_WHAT IS REQUIRED_: Please quote every line word for word.

_DATASET EXTRACT_:
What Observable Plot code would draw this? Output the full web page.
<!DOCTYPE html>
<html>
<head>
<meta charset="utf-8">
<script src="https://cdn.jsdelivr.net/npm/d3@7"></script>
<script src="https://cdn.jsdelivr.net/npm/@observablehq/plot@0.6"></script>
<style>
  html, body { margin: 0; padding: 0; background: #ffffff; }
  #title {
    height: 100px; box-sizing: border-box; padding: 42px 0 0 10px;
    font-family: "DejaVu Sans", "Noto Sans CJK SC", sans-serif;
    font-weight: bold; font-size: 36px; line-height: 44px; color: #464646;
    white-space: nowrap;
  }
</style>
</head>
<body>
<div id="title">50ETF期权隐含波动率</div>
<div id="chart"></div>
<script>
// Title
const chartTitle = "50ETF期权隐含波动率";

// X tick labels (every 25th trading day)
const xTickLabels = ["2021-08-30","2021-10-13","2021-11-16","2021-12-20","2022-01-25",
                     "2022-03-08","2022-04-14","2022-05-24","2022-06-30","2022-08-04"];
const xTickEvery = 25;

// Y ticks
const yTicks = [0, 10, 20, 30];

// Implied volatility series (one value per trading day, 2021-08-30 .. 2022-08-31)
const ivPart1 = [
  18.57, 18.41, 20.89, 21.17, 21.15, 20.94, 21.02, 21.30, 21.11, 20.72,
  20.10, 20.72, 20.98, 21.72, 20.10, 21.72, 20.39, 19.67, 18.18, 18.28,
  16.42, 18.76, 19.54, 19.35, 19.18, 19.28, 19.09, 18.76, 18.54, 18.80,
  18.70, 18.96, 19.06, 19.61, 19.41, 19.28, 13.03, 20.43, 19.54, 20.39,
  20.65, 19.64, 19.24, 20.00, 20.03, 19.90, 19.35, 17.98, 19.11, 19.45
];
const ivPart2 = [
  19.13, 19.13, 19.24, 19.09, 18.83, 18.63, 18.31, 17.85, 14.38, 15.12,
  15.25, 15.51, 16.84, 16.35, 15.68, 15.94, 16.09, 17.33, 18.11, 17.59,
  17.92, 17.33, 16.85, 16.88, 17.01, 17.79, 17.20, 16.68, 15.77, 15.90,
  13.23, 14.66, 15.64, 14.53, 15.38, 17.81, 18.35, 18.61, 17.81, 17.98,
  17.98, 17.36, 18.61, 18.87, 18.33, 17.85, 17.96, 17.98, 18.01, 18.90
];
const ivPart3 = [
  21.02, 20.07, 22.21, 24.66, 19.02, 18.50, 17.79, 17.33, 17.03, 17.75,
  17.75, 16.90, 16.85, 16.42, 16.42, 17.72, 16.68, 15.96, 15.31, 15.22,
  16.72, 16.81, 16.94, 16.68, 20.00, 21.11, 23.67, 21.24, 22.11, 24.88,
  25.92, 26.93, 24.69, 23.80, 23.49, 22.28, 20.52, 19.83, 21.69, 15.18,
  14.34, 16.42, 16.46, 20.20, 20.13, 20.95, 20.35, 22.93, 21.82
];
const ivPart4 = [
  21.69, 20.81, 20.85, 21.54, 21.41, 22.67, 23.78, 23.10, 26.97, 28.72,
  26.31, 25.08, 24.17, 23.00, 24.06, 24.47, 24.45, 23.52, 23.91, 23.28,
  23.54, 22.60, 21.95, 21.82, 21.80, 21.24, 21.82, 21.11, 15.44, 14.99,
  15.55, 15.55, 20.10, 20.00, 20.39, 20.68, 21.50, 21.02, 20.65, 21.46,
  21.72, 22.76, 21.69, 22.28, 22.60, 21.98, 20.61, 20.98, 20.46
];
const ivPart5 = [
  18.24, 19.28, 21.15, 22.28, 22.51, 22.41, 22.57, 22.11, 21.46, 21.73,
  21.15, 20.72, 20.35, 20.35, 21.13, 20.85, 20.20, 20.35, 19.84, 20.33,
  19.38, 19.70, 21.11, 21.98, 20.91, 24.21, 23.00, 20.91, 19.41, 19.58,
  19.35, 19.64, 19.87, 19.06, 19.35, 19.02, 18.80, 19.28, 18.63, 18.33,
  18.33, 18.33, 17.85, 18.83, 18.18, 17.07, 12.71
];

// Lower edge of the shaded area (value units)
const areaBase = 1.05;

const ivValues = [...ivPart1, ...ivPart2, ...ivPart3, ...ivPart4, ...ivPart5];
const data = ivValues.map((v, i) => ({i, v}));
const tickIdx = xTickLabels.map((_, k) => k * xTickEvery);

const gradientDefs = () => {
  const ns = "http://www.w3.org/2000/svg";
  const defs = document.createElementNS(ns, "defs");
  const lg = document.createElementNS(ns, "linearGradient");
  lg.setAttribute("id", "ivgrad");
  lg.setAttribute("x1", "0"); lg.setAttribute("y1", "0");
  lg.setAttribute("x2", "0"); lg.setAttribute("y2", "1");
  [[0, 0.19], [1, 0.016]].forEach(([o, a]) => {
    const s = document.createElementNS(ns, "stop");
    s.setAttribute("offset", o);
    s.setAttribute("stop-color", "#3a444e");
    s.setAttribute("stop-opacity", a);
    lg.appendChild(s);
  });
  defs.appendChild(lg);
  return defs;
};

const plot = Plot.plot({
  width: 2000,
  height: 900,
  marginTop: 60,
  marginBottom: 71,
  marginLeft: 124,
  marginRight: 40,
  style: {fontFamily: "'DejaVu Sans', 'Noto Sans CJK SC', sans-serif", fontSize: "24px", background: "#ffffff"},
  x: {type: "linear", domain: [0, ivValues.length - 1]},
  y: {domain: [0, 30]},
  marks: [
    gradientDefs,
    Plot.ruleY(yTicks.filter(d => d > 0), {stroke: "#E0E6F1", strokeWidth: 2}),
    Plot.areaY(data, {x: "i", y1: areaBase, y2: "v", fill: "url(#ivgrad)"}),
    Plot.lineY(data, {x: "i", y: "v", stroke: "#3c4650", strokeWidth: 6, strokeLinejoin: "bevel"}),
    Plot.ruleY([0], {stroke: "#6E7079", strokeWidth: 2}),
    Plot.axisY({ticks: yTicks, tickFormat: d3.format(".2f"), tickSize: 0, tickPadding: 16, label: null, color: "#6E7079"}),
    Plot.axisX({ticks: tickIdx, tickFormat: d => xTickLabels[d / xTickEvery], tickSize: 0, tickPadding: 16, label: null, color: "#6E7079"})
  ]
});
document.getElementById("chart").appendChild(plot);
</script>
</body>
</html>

_FULL RESPONSE_:
What Observable Plot code would draw this? Output the full web page.
<!DOCTYPE html>
<html>
<head>
<meta charset="utf-8">
<script src="https://cdn.jsdelivr.net/npm/d3@7"></script>
<script src="https://cdn.jsdelivr.net/npm/@observablehq/plot@0.6"></script>
<style>
  html, body { margin: 0; padding: 0; background: #ffffff; }
  #title {
    height: 100px; box-sizing: border-box; padding: 42px 0 0 10px;
    font-family: "DejaVu Sans", "Noto Sans CJK SC", sans-serif;
    font-weight: bold; font-size: 36px; line-height: 44px; color: #464646;
    white-space: nowrap;
  }
</style>
</head>
<body>
<div id="title">50ETF期权隐含波动率</div>
<div id="chart"></div>
<script>
// Title
const chartTitle = "50ETF期权隐含波动率";

// X tick labels (every 25th trading day)
const xTickLabels = ["2021-08-30","2021-10-13","2021-11-16","2021-12-20","2022-01-25",
                     "2022-03-08","2022-04-14","2022-05-24","2022-06-30","2022-08-04"];
const xTickEvery = 25;

// Y ticks
const yTicks = [0, 10, 20, 30];

// Implied volatility series (one value per trading day, 2021-08-30 .. 2022-08-31)
const ivPart1 = [
  18.57, 18.41, 20.89, 21.17, 21.15, 20.94, 21.02, 21.30, 21.11, 20.72,
  20.10, 20.72, 20.98, 21.72, 20.10, 21.72, 20.39, 19.67, 18.18, 18.28,
  16.42, 18.76, 19.54, 19.35, 19.18, 19.28, 19.09, 18.76, 18.54, 18.80,
  18.70, 18.96, 19.06, 19.61, 19.41, 19.28, 13.03, 20.43, 19.54, 20.39,
  20.65, 19.64, 19.24, 20.00, 20.03, 19.90, 19.35, 17.98, 19.11, 19.45
];
const ivPart2 = [
  19.13, 19.13, 19.24, 19.09, 18.83, 18.63, 18.31, 17.85, 14.38, 15.12,
  15.25, 15.51, 16.84, 16.35, 15.68, 15.94, 16.09, 17.33, 18.11, 17.59,
  17.92, 17.33, 16.85, 16.88, 17.01, 17.79, 17.20, 16.68, 15.77, 15.90,
  13.23, 14.66, 15.64, 14.53, 15.38, 17.81, 18.35, 18.61, 17.81, 17.98,
  17.98, 17.36, 18.61, 18.87, 18.33, 17.85, 17.96, 17.98, 18.01, 18.90
];
const ivPart3 = [
  21.02, 20.07, 22.21, 24.66, 19.02, 18.50, 17.79, 17.33, 17.03, 17.75,
  17.75, 16.90, 16.85, 16.42, 16.42, 17.72, 16.68, 15.96, 15.31, 15.22,
  16.72, 16.81, 16.94, 16.68, 20.00, 21.11, 23.67, 21.24, 22.11, 24.88,
  25.92, 26.93, 24.69, 23.80, 23.49, 22.28, 20.52, 19.83, 21.69, 15.18,
  14.34, 16.42, 16.46, 20.20, 20.13, 20.95, 20.35, 22.93, 21.82
];
const ivPart4 = [
  21.69, 20.81, 20.85, 21.54, 21.41, 22.67, 23.78, 23.10, 26.97, 28.72,
  26.31, 25.08, 24.17, 23.00, 24.06, 24.47, 24.45, 23.52, 23.91, 23.28,
  23.54, 22.60, 21.95, 21.82, 21.80, 21.24, 21.82, 21.11, 15.44, 14.99,
  15.55, 15.55, 20.10, 20.00, 20.39, 20.68, 21.50, 21.02, 20.65, 21.46,
  21.72, 22.76, 21.69, 22.28, 22.60, 21.98, 20.61, 20.98, 20.46
];
const ivPart5 = [
  18.24, 19.28, 21.15, 22.28, 22.51, 22.41, 22.57, 22.11, 21.46, 21.73,
  21.15, 20.72, 20.35, 20.35, 21.13, 20.85, 20.20, 20.35, 19.84, 20.33,
  19.38, 19.70, 21.11, 21.98, 20.91, 24.21, 23.00, 20.91, 19.41, 19.58,
  19.35, 19.64, 19.87, 19.06, 19.35, 19.02, 18.80, 19.28, 18.63, 18.33,
  18.33, 18.33, 17.85, 18.83, 18.18, 17.07, 12.71
];

// Lower edge of the shaded area (value units)
const areaBase = 1.05;

const ivValues = [...ivPart1, ...ivPart2, ...ivPart3, ...ivPart4, ...ivPart5];
const data = ivValues.map((v, i) => ({i, v}));
const tickIdx = xTickLabels.map((_, k) => k * xTickEvery);

const gradientDefs = () => {
  const ns = "http://www.w3.org/2000/svg";
  const defs = document.createElementNS(ns, "defs");
  const lg = document.createElementNS(ns, "linearGradient");
  lg.setAttribute("id", "ivgrad");
  lg.setAttribute("x1", "0"); lg.setAttribute("y1", "0");
  lg.setAttribute("x2", "0"); lg.setAttribute("y2", "1");
  [[0, 0.19], [1, 0.016]].forEach(([o, a]) => {
    const s = document.createElementNS(ns, "stop");
    s.setAttribute("offset", o);
    s.setAttribute("stop-color", "#3a444e");
    s.setAttribute("stop-opacity", a);
    lg.appendChild(s);
  });
  defs.appendChild(lg);
  return defs;
};

const plot = Plot.plot({
  width: 2000,
  height: 900,
  marginTop: 60,
  marginBottom: 71,
  marginLeft: 124,
  marginRight: 40,
  style: {fontFamily: "'DejaVu Sans', 'Noto Sans CJK SC', sans-serif", fontSize: "24px", background: "#ffffff"},
  x: {type: "linear", domain: [0, ivValues.length - 1]},
  y: {domain: [0, 30]},
  marks: [
    gradientDefs,
    Plot.ruleY(yTicks.filter(d => d > 0), {stroke: "#E0E6F1", strokeWidth: 2}),
    Plot.areaY(data, {x: "i", y1: areaBase, y2: "v", fill: "url(#ivgrad)"}),
    Plot.lineY(data, {x: "i", y: "v", stroke: "#3c4650", strokeWidth: 6, strokeLinejoin: "bevel"}),
    Plot.ruleY([0], {stroke: "#6E7079", strokeWidth: 2}),
    Plot.axisY({ticks: yTicks, tickFormat: d3.format(".2f"), tickSize: 0, tickPadding: 16, label: null, color: "#6E7079"}),
    Plot.axisX({ticks: tickIdx, tickFormat: d => xTickLabels[d / xTickEvery], tickSize: 0, tickPadding: 16, label: null, color: "#6E7079"})
  ]
});
document.getElementById("chart").appendChild(plot);
</script>
</body>
</html>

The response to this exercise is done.